Nixon’s men had investigators tail Kennedy on a Hawaii vacation and when he was at his Martha’s Vineyard haunts.

Mortified, they told Nixon that Joan Kennedy wanted to wear “hot pants” to a White House function until her husband talked her out of it. But Ted’s behaviour? In the aftermath of his scandal he was careful not to step out of line, the tapes suggest.

“Does he do anything?” Nixon asked in a September 1971 meeting. “No, no, he’s very clean,” Ehrlichman replied. “He was in Hawaii on his own. He was staying in some guy’s villa. He was just as nice as could be the whole time.”

Nixon shot back: “The thing to do is watch him.”

All this was from an era of brass-knuckle politics and backroom intrigue that finally consumed Nixon’s presidency in the Watergate affair. Kennedy overcame his own scandal to serve nearly a half-century in the Senate. But the presidency remained out of his reach.

“President Nixon never forgot his humiliating defeat in the 1960 presidential election to John F Kennedy,” said Luke Nichter, a leading authority on the Nixon White House recordings and assistant history professor at Texas A&M University. “Nixon did not intend to simply win in 1972; he wanted to destroy his opponent.

“If that opponent was a Kennedy, Nixon cautiously welcomed that opportunity but left nothing to chance,” Nichter said. “That is what these long-obscured recordings show us.”

Nichter features and analyses the recordings at his website, nixontapes.org. The material has been released by the government over the years.

By April 1971, when the first of these exchanges was captured by the White House taping system, Kennedy was a damaged political figure.

On the night of 18 July 1969 he had driven off a bridge into the water at Chappaquiddick, Massachusetts, swimming to safety while the young woman with him, Mary Jo Kopechne, drowned. He pleaded guilty to leaving the scene of an accident and a judge said his actions probably contributed to her death. He got a suspended sentence and probation.

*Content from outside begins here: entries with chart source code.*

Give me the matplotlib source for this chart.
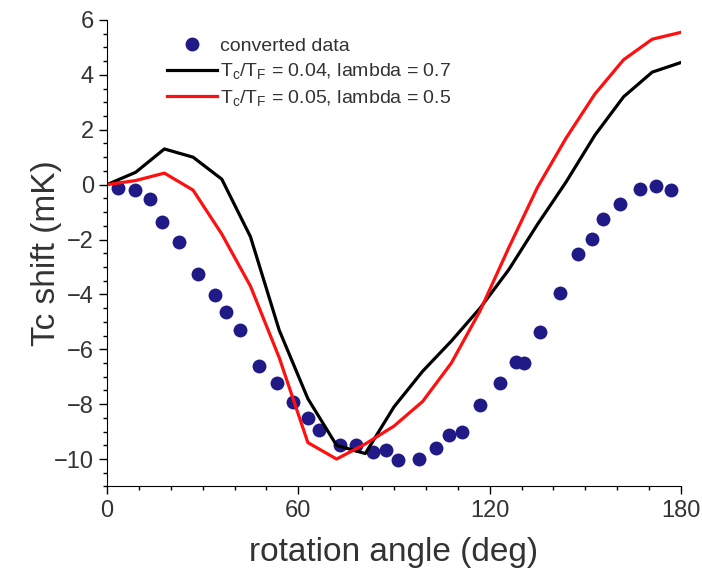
import numpy as np
import matplotlib.pyplot as plt
from matplotlib.ticker import MultipleLocator

plt.rcParams['font.family'] = ['Liberation Sans', 'DejaVu Sans']
plt.rcParams['mathtext.default'] = 'regular'

# converted data (blue dots)
data_angle = [3.5, 8.8, 13.5, 17.1, 22.6, 28.6, 33.8, 37.3, 41.7, 47.7, 53.2, 58.2,
              63.1, 66.5, 73.0, 78.2, 83.4, 87.6, 91.3, 97.8, 103.3, 107.2, 111.4,
              116.9, 123.1, 128.4, 130.7, 135.9, 142.2, 147.7, 152.2, 155.7, 160.9,
              167.2, 172.2, 176.9]
data_shift = [-0.13, -0.2, -0.54, -1.35, -2.1, -3.26, -4.02, -4.65, -5.3, -6.61, -7.24,
              -7.91, -8.52, -8.95, -9.49, -9.49, -9.73, -9.67, -10.04, -9.98, -9.59,
              -9.12, -9.0, -8.03, -7.24, -6.45, -6.51, -5.36, -3.96, -2.53, -1.99,
              -1.26, -0.71, -0.16, -0.05, -0.2]

# model curves
model_angle = [0, 9, 18, 27, 36, 45, 54, 63, 72, 81, 90, 99, 108, 117, 126, 135,
               144, 153, 162, 171, 180]
shift_a = [0, 0.45, 1.3, 1.0, 0.2, -1.9, -5.3, -7.8, -9.5, -9.8, -8.1, -6.8, -5.7,
           -4.5, -3.1, -1.45, 0.1, 1.8, 3.2, 4.1, 4.45]
shift_b = [0, 0.15, 0.42, -0.2, -1.8, -3.7, -6.3, -9.4, -10.0, -9.45, -8.8, -7.9,
           -6.5, -4.6, -2.3, -0.1, 1.7, 3.3, 4.55, 5.3, 5.55]

fig = plt.figure(figsize=(7.02, 5.71), dpi=100)
ax = fig.add_axes([0.1524, 0.148, 0.8176, 0.817])

ax.plot(data_angle, data_shift, 'o', color='#1f1a85', markersize=10,
        markeredgewidth=0, label='converted data')
ax.plot(model_angle, shift_a, color='black', lw=2.3,
        label='T$_c$/T$_F$ = 0.04, lambda = 0.7')
ax.plot(model_angle, shift_b, color='#ff1010', lw=2.3,
        label='T$_c$/T$_F$ = 0.05, lambda = 0.5')

ax.set_xlim(0, 180)
ax.set_ylim(-11, 6)
ax.xaxis.set_major_locator(MultipleLocator(60))
ax.xaxis.set_minor_locator(MultipleLocator(10))
ax.yaxis.set_major_locator(MultipleLocator(2))
ax.yaxis.set_minor_locator(MultipleLocator(0.5))
ax.tick_params(which='major', direction='out', length=6, width=1,
               labelsize=17, labelcolor='#333333')
ax.tick_params(which='minor', direction='out', length=3, width=1)
for s in ['top', 'right']:
    ax.spines[s].set_visible(False)

ax.set_xlabel('rotation angle (deg)', fontsize=24, color='#333333', labelpad=11)
ax.set_ylabel('Tc shift (mK)', fontsize=24, color='#333333', labelpad=-6)

ax.legend(loc='upper left', bbox_to_anchor=(0.087, 0.983), frameon=False,
          fontsize=14, handlelength=2.6, handletextpad=0.15, labelspacing=0.32,
          borderpad=0, labelcolor='#333333')

fig.savefig('out.png', dpi=100)
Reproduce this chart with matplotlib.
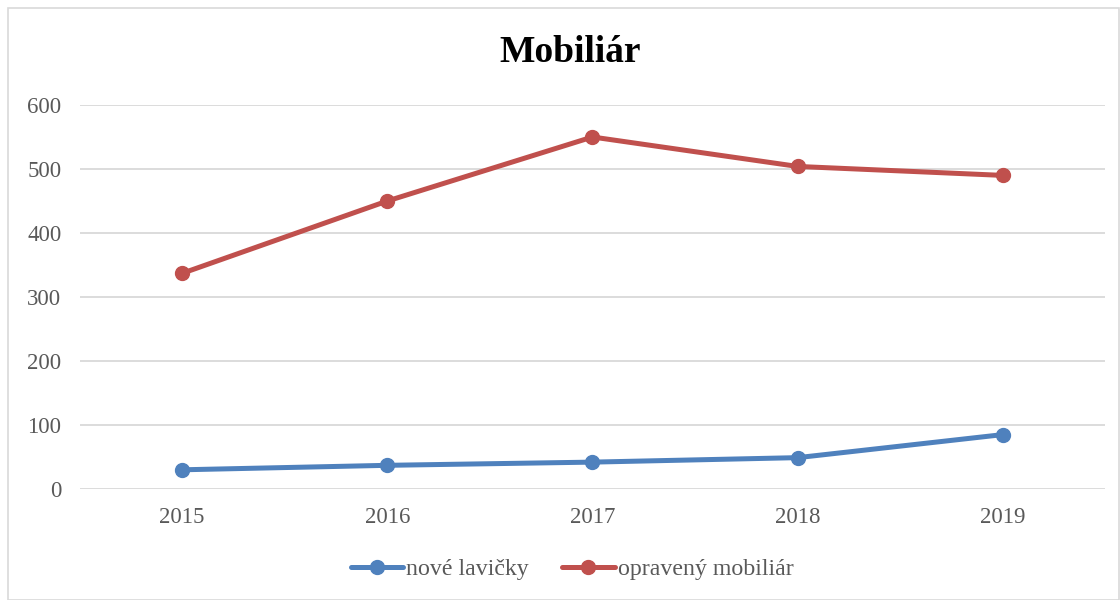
import matplotlib.pyplot as plt
from matplotlib.patches import Rectangle

years = ["2015", "2016", "2017", "2018", "2019"]
nove_lavicky = [30, 37, 42, 49, 85]
opraveny_mobiliar = [337, 450, 550, 504, 490]
y_ticks = [0, 100, 200, 300, 400, 500, 600]

plt.rcParams["font.family"] = ["Liberation Serif", "DejaVu Serif"]

fig = plt.figure(figsize=(11.2, 6), dpi=100)
ax = fig.add_axes([0.071, 0.185, 0.916, 0.64])

# rámeček grafu
fig.patches.append(Rectangle((8 / 1120, 0), 1 - 8 / 1120 - 0.0005, 1 - 8 / 600,
                             transform=fig.transFigure, fill=False,
                             edgecolor="#d9d9d9", linewidth=1.2))

x = list(range(len(years)))
ax.plot(x, nove_lavicky, color="#4f81bd", linewidth=3.6, marker="o",
        markersize=10, label="nové lavičky", solid_capstyle="round")
ax.plot(x, opraveny_mobiliar, color="#c0504d", linewidth=3.6, marker="o",
        markersize=10, label="opravený mobiliár", solid_capstyle="round")

ax.set_xlim(-0.5, len(years) - 0.5)
ax.set_ylim(0, 600)
ax.set_yticks(y_ticks)
ax.set_xticks(x)
ax.set_xticklabels(years)
ax.grid(axis="y", color="#d9d9d9", linewidth=1.3)
ax.set_axisbelow(True)
for s in ax.spines.values():
    s.set_visible(False)
ax.tick_params(length=0, labelsize=16.5, colors="#595959")
ax.tick_params(axis="y", pad=13)
ax.tick_params(axis="x", pad=13)

fig.text(0.509, 0.913, "Mobiliár", fontsize=27, fontweight="bold",
         ha="center", va="center")

ax.legend(loc="upper center", bbox_to_anchor=(0.48, -0.125), ncol=2, frameon=False,
          fontsize=17.2, labelcolor="#595959", handlelength=2.2, handletextpad=0.12,
          columnspacing=1.4)

plt.savefig("out.png", dpi=100)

Despite that episode, Nixon was plainly worried about Kennedy’s political potency yet confident the Democrat could not restrain a philandering impulse. “I predict something more is going to happen,” he said. “The reason I would cover him is from a personal standpoint – you’re likely to find something.”

Nixon pressed for more wiretaps and a combing of tax records, not only on Kennedy but other leading Democrats. “I could only hope that we are, frankly, doing a little persecuting,” he said.

At one point, he expressed hesitation about whether his actions were proper. The moment quickly passed.

“I don’t know,” Nixon mused to HR Haldeman, his chief of staff. “Maybe it’s the wrong thing to do. But I have a feeling that if you’re going to start, better start now.”

Beyond the politics, Nixon and his aides considered themselves cultural defenders of middle America and the Kennedys anathema to that.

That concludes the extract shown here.